Consulting Firm Ranks the Nations of the World According to “Water Security”
by Hardly Waite
A British consulting firm called Maplecroft issued a “risk assessment” in the summer of 2010 which attempted to rank the nations of the world according to the security of their water supplies.
A “water security risk index” of 165 nations found African and Asian nations had the most vulnerable supplies, judged by factors including access to drinking water, per capita demand and dependence on rivers that first flow through other nations.
Somalia, where just 30 percent of the population has clean drinking water, topped the list, and then came Mauritania, Sudan, Niger, Iraq, Uzbekistan, Pakistan, Egypt, Turkmenistan and Syria.
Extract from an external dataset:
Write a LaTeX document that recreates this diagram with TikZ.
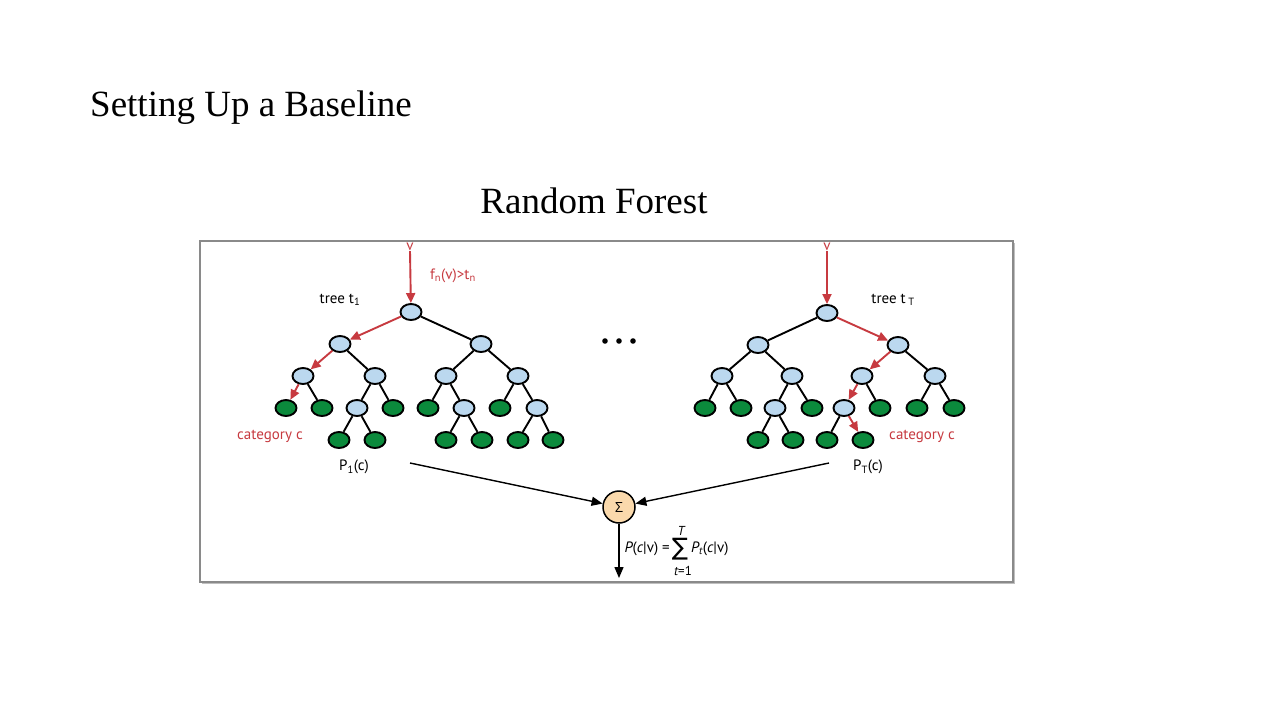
\documentclass[tikz,border=0pt]{standalone}
\usepackage{fontspec}
\setmainfont{Liberation Serif}
\newfontfamily\figfont{PT Sans}
\newfontfamily\greekfont{Open Sans}
\newfontfamily\symfont{DejaVu Sans}
\usetikzlibrary{arrows.meta,shapes.geometric}
\definecolor{nodeblue}{HTML}{BBD8EF}
\definecolor{leafgreen}{HTML}{0B8A3C}
\definecolor{pathred}{HTML}{C73A40}
\definecolor{sumfill}{HTML}{FAD9AC}
\definecolor{framegray}{HTML}{8A8A8A}
\tikzset{
  inner/.style={ellipse, draw=black, line width=1.9pt, minimum width=21pt, minimum height=16pt, inner sep=0pt, fill=nodeblue},
  leaf/.style={inner, fill=leafgreen},
  edge/.style={draw=black, line width=1.9pt},
  redpath/.style={draw=pathred, line width=1.9pt, -{Triangle[length=10pt,width=9pt]}},
  sumarrow/.style={draw=black, line width=1.4pt, -{Triangle[length=11pt,width=9pt]}},
  figtext/.style={font=\figfont\fontsize{15}{17}\selectfont, inner sep=0pt},
  redtext/.style={figtext, text=pathred},
  heading/.style={font=\fontsize{37}{44}\selectfont, inner sep=0pt},
}
\begin{document}
\begin{tikzpicture}[x=1pt,y=-1pt]
\useasboundingbox (0,0) rectangle (1280,720);
\fill[white] (0,0) rectangle (1280,720);

% slide headings
\node[heading, anchor=base west] (title) at (90,116) {Setting Up a Baseline};
\node[heading, anchor=base] (subtitle) at (594,213) {Random Forest};

% figure frame with soft shadow
\fill[black!25] (202,243) rectangle (1015,584);
\draw[framegray, line width=1.8pt, fill=white] (200,241) rectangle (1013,582);

% ---------- tree t_1 ----------
\node[inner] (L0) at (411,312) {};
\node[inner] (L1a) at (340,344) {};
\node[inner] (L1b) at (481,344) {};
\node[inner] (L2a) at (303,376) {};
\node[inner] (L2b) at (375,376) {};
\node[inner] (L2c) at (446,376) {};
\node[inner] (L2d) at (518,376) {};
\node[leaf]  (L3a) at (286,408) {};
\node[leaf]  (L3b) at (322,408) {};
\node[inner] (L3c) at (357,408) {};
\node[leaf]  (L3d) at (393,408) {};
\node[leaf]  (L3e) at (428,408) {};
\node[inner] (L3f) at (464,408) {};
\node[leaf]  (L3g) at (500,408) {};
\node[inner] (L3h) at (537,408) {};
\node[leaf]  (L4a) at (339,440) {};
\node[leaf]  (L4b) at (375,440) {};
\node[leaf]  (L4c) at (446,440) {};
\node[leaf]  (L4d) at (482,440) {};
\node[leaf]  (L4e) at (518,440) {};
\node[leaf]  (L4f) at (553,440) {};

\path[edge] (L0) -- (L1b);
\path[edge] (L1a) -- (L2b);
\path[edge] (L1b) -- (L2c);
\path[edge] (L1b) -- (L2d);
\path[edge] (L2a) -- (L3b);
\path[edge] (L2b) -- (L3c);
\path[edge] (L2b) -- (L3d);
\path[edge] (L2c) -- (L3e);
\path[edge] (L2c) -- (L3f);
\path[edge] (L2d) -- (L3g);
\path[edge] (L2d) -- (L3h);
\path[edge] (L3c) -- (L4a);
\path[edge] (L3c) -- (L4b);
\path[edge] (L3f) -- (L4c);
\path[edge] (L3f) -- (L4d);
\path[edge] (L3h) -- (L4e);
\path[edge] (L3h) -- (L4f);
\path[redpath] (L0) -- (L1a);
\path[redpath] (L1a) -- (L2a);
\path[redpath] (L2a) -- (L3a);

\node[redtext] (vL) at (410,247) {v};
\path[redpath] (vL.south) -- (L0);
\node[redtext, anchor=west] (split) at (430,276) {f\textsubscript{n}(v)>t\textsubscript{n}};
\node[figtext] (treeL) at (340,300) {tree t\textsubscript{1}};
\node[redtext] (catL) at (270,436) {category c};
\node[figtext] (PL) at (354,467) {P\textsubscript{1}(c)};

% ---------- tree t_T ----------
\node[inner] (R0) at (827,313) {};
\node[inner] (R1a) at (758,345) {};
\node[inner] (R1b) at (898,345) {};
\node[inner] (R2a) at (722,376) {};
\node[inner] (R2b) at (792,376) {};
\node[inner] (R2c) at (862,376) {};
\node[inner] (R2d) at (935,376) {};
\node[leaf]  (R3a) at (705,408) {};
\node[leaf]  (R3b) at (741,408) {};
\node[inner] (R3c) at (775,408) {};
\node[leaf]  (R3d) at (812,408) {};
\node[inner] (R3e) at (844,408) {};
\node[leaf]  (R3f) at (880,408) {};
\node[leaf]  (R3g) at (917,408) {};
\node[leaf]  (R3h) at (954,408) {};
\node[leaf]  (R4a) at (758,440) {};
\node[leaf]  (R4b) at (793,440) {};
\node[leaf]  (R4c) at (827,440) {};
\node[leaf]  (R4d) at (863,440) {};

\path[edge] (R0) -- (R1a);
\path[edge] (R1a) -- (R2a);
\path[edge] (R1a) -- (R2b);
\path[edge] (R1b) -- (R2d);
\path[edge] (R2a) -- (R3a);
\path[edge] (R2a) -- (R3b);
\path[edge] (R2b) -- (R3c);
\path[edge] (R2b) -- (R3d);
\path[edge] (R2c) -- (R3f);
\path[edge] (R2d) -- (R3g);
\path[edge] (R2d) -- (R3h);
\path[edge] (R3c) -- (R4a);
\path[edge] (R3c) -- (R4b);
\path[edge] (R3e) -- (R4c);
\path[redpath] (R0) -- (R1b);
\path[redpath] (R1b) -- (R2c);
\path[redpath] (R2c) -- (R3e);
\path[redpath] (R3e) -- (R4d);

\node[redtext] (vR) at (827,247) {v};
\path[redpath] (vR.south) -- (R0);
\node[figtext] (treeR) at (893,300) {tree t\,\textsubscript{T}};
\node[redtext] (catR) at (922,436) {category c};
\node[figtext] (PR) at (868,467) {P\textsubscript{T}(c)};

% ellipsis between the trees
\foreach \i/\x in {1/605,2/619,3/633}
  \fill (\x,341) circle (2.8pt);

% ---------- averaging ----------
\node[circle, draw=black, line width=1.5pt, fill=sumfill, minimum size=32pt, inner sep=0pt, font=\greekfont\fontsize{14}{16}\selectfont] (sum) at (619,507) {Σ};
\coordinate (fromL) at (410,463);
\coordinate (fromR) at (829,463);
\coordinate (out) at (619,578);
\path[sumarrow] (fromL) -- (sum);
\path[sumarrow] (fromR) -- (sum);
\path[sumarrow] (sum) -- (out);

% averaged probability: P(c|v) = sum_{t=1}^{T} P_t(c|v)
\node[figtext, anchor=east] (fleft) at (670,549) {\itshape P\upshape(\itshape c\upshape|v) =};
\node[inner sep=0pt, font=\symfont\fontsize{24}{24}\selectfont] (bigsum) at (680,549) {∑};
\node[figtext, font=\figfont\itshape\fontsize{13}{15}\selectfont] (upper) at (681,531) {T};
\node[figtext, font=\figfont\fontsize{13}{15}\selectfont] (lower) at (683,571) {\itshape t\upshape=1};
\node[figtext, anchor=west] (fright) at (691,549) {\itshape P\textsubscript{t}\upshape(\itshape c\upshape|v)};
\end{tikzpicture}
\end{document}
Iceland, Norway, and New Zealand, in that order, were ranked as having the most secure water supplies.
Climate change is expected to provoke conflict for water supplies as water becomes more scarce.
Shifts in monsoon rains and melting of glaciers, for instance, could disrupt supplies with the potential to cause cross-border conflicts. Construction of hydropower dams or more irrigation, for instance, can disrupt supplies down river.
The study said irrigation accounted for 70 percent of freshwater consumption across the globe. Industry uses another 22 percent.
While “water stress” is especially a problem for poorer nations, nations like Australia, the United States, and some European countries are also at risk.
Bulgaria ranked 47 on the list, Belgium 50, Spain 68, Australia 95 and the United States 104.